Corn: 7 to 9 cents higher. Futures were higher overnight on help from outside markets and spillover from Friday's gains. March corn futures gained nearly 70 cents last week. The move off the Dec. 5 lows has been impressive, especially as gains late last week came in the face of bearish USDA data. To build upside momentum this week, outside markets must provide some support. Otherwise, the market is susceptible to profit-taking.

Soybeans: 14 to 18 cents higher. Futures were higher overnight on help from outside markets. Futures rose off session lows into Friday's close, but remained under pressure due to Informa's acreage data. But for the week, January beans posted around a 72-cent recovery as outside markets were supportive for most of the week and USDA's December Supply & Demand Report wasn't bearish. Look for choppy price action to be the norm given light holiday volume. The technical situation improved somewhat for soybeans this week (island-bottom and move above downtrending resistance).

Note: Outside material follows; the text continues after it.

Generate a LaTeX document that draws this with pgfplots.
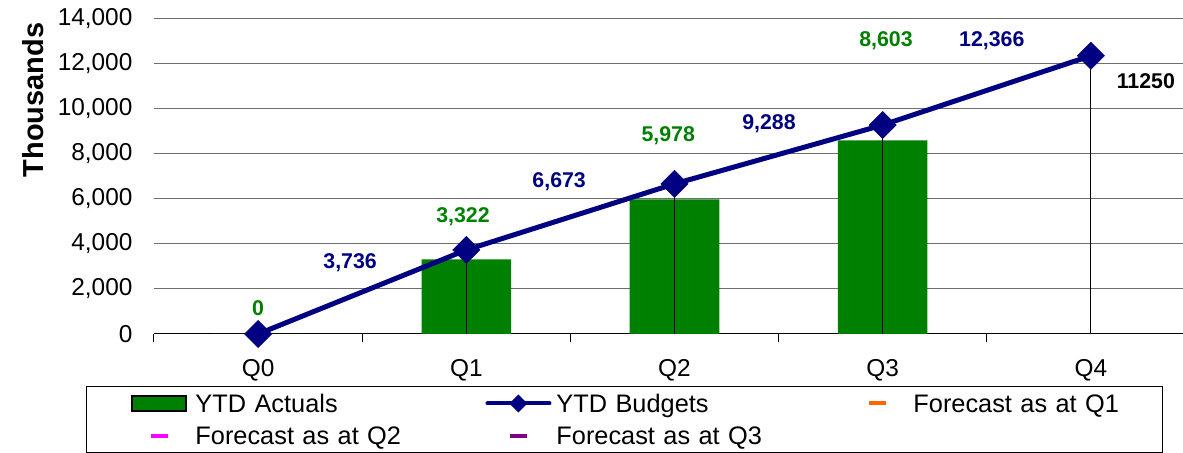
\documentclass[border=0pt]{standalone}
\usepackage{fontspec}
\setmainfont{Liberation Sans}
\usepackage{pgfplots}
\pgfplotsset{compat=1.18}
\definecolor{xlgreen}{RGB}{0,128,0}
\definecolor{xlnavy}{RGB}{0,0,128}
\definecolor{xlorange}{RGB}{255,102,0}
\definecolor{xlmagenta}{RGB}{255,0,255}
\definecolor{xlpurple}{RGB}{128,0,128}
\definecolor{gridgray}{RGB}{110,110,110}
\begin{document}
\begin{tikzpicture}
\begin{axis}[
  scale only axis,
  width=780.75pt, height=236.25pt,
  at={(0,0)}, anchor=south west,
  xmin=-0.5, xmax=4.5, ymin=0, ymax=14000,
  clip=false,
  scaled y ticks=false,
  axis x line*=bottom, axis y line*=left,
  x axis line style={draw=black, line width=0.75pt, -},
  y axis line style={draw=none},
  xtick={0,1,2,3,4},
  xticklabels={Q0,Q1,Q2,Q3,Q4},
  minor xtick={-0.5,0.5,1.5,2.5,3.5},
  tick align=outside,
  major tick length=0pt,
  minor tick length=6pt,
  tick style={draw=black, line width=0.75pt},
  ytick={0,2000,4000,6000,8000,10000,12000,14000},
  yticklabels={0,{2,000},{4,000},{6,000},{8,000},{10,000},{12,000},{14,000}},
  ytick style={draw=none},
  ymajorgrids,
  major grid style={draw=gridgray, line width=0.75pt},
  tick label style={font=\fontsize{18.3}{21}\selectfont},
  xticklabel style={anchor=center, yshift=-27pt},
  yticklabel style={anchor=east, inner sep=0pt, xshift=-16pt},
  legend columns=3,
  legend cell align=left,
  legend style={
    at={(axis description cs:0,0)}, anchor=north west, xshift=-51pt, yshift=-39pt,
    draw=black, line width=0.75pt,
    inner xsep=31.5pt, inner ysep=4.25pt,
    column sep=0pt, row sep=7pt,
    font=\fontsize{19}{22}\selectfont,
    nodes={draw=none, inner sep=0pt, text height=15.3pt, text depth=1.7pt, text width=217.5pt, align=left},
    /tikz/every odd column/.append style={column sep=3.75pt},
    /tikz/column 6/.style={nodes={text width=155.25pt}},
  },
]
% YTD Actuals
\addplot[ybar, bar width=0.43, fill=xlgreen, draw=none,
  legend image code/.code={
    \path[draw=none, fill=none] (0pt,-6pt) rectangle (46.5pt,6pt);
    \fill[xlgreen] (3pt,-5.25pt) rectangle (43.5pt,5.25pt);
    \draw[draw=black, line width=1.5pt] (3pt,-5.25pt) rectangle (43.5pt,5.25pt);
  }] coordinates {(0,0) (1,3322) (2,5978) (3,8603)};
% drop lines
\addplot[ycomb, black, line width=0.75pt, mark=none, forget plot]
  coordinates {(1,3736) (2,6673) (3,9288) (4,12366)};
% YTD Budgets
\addplot[xlnavy, line width=3.75pt, mark=square*, mark size=7.2pt,
  mark options={rotate=45, line width=0.4pt, fill=xlnavy, draw=xlnavy},
  legend image code/.code={
    \path[draw=none, fill=none] (0pt,-6pt) rectangle (46.5pt,6pt);
    \draw[xlnavy, line width=3pt, line cap=round] (0pt,0pt) -- (46.5pt,0pt);
    \fill[xlnavy, draw=none] (23.25pt,6.75pt) -- (30pt,0pt) -- (23.25pt,-6.75pt) -- (16.5pt,0pt) -- cycle;
  }] coordinates {(0,0) (1,3736) (2,6673) (3,9288) (4,12366)};
\addlegendimage{legend image code/.code={
    \path[draw=none, fill=none] (0pt,-6pt) rectangle (46.5pt,6pt);
    \fill[xlorange, draw=none] (16.9pt,-1.5pt) rectangle (29.6pt,1.5pt);}}
\addlegendimage{legend image code/.code={
    \path[draw=none, fill=none] (0pt,-6pt) rectangle (46.5pt,6pt);
    \fill[xlmagenta, draw=none] (16.9pt,-1.5pt) rectangle (29.6pt,1.5pt);}}
\addlegendimage{legend image code/.code={
    \path[draw=none, fill=none] (0pt,-6pt) rectangle (46.5pt,6pt);
    \fill[xlpurple, draw=none] (16.9pt,-1.5pt) rectangle (29.6pt,1.5pt);}}
\legend{YTD Actuals, YTD Budgets, Forecast as at Q1, Forecast as at Q2, Forecast as at Q3}
% data labels
\begin{scope}[every node/.style={font=\bfseries\fontsize{16}{18}\selectfont, inner sep=0pt}]
\node[text=xlgreen] at (axis cs:0,1156) {0};
\node[text=xlgreen] at (axis cs:0.984,5200) {3,322};
\node[text=xlgreen] at (axis cs:1.97,8800) {5,978};
\node[text=xlgreen] at (axis cs:3.016,13022) {8,603};
\node[text=xlnavy] at (axis cs:0.442,3156) {3,736};
\node[text=xlnavy] at (axis cs:1.446,6756) {6,673};
\node[text=xlnavy] at (axis cs:2.454,9333) {9,288};
\node[text=xlnavy] at (axis cs:3.524,13022) {12,366};
\node[text=black] at (axis cs:4.264,11244) {11250};
\end{scope}
\end{axis}
\node[rotate=90, font=\bfseries\fontsize{21.7}{24}\selectfont] at (-90.75pt,175.5pt) {Thousands};
\pgfresetboundingbox
\path[use as bounding box] (-115.5pt,-89.25pt) rectangle (771.75pt,250.5pt);
\end{tikzpicture}
\end{document}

Wheat: 9 to 11 cents higher. Futures were higher overnight on spillover from neighboring pits. Futures finished higher in all but the front-month Minneapolis contract on Friday, and for the week, March Chicago wheat finished about 37 cents above the previous week's contract-low close, as futures saw some short-covering support and were supported by weakness in the dollar and Informa's acreage survey results. How outside markets perform next week will likely drive price action.


Cash cattle expectations: $1 to $2 higher. Cash cattle traded at $84 in areas of the Plains Friday, but Texas feedlots resisted those prices late into the afternoon. As a result, this week's showlist numbers will be uncertain until it's known for sure how many cattle moved last Friday. If there are animals carried over from last week, which is expected, it would give packers an advantage in cash negotiations.

Futures call: Mixed. Futures are expected to see a choppy start amid spreading. Upside potential will be limited by last week's disappointing cash cattle trade. Beef prices dropped sharply last week and could continue to decline over the next month. The holiday timeframe typically isn't a strong period for beef demand. Plus, economic conditions continue to worsen and could reduce consumer spending on beef.

Cash hog expectations: Mostly steady. Cash hog bids are expected to start the week steady to lower at most Midwest locations as many packers are thought to be well bought ahead on this week's kill needs. Cash sources signal some packers are starting to scale back purchases as slaughter runs the two weeks after this will be shortened by holiday schedules.

Futures call: Weaker. Last week, February hogs closed $1.93 below the pervious week's finish to weaken the technical outlook again. Futures now have contract-lows support in reach. If focus remains on narrowing the premium futures hold to the cash market, hogs face followthrough pressure this week. With the expiration of December hogs, February hogs will now be more closely watching the cash index, and currently hold around a $6 premium.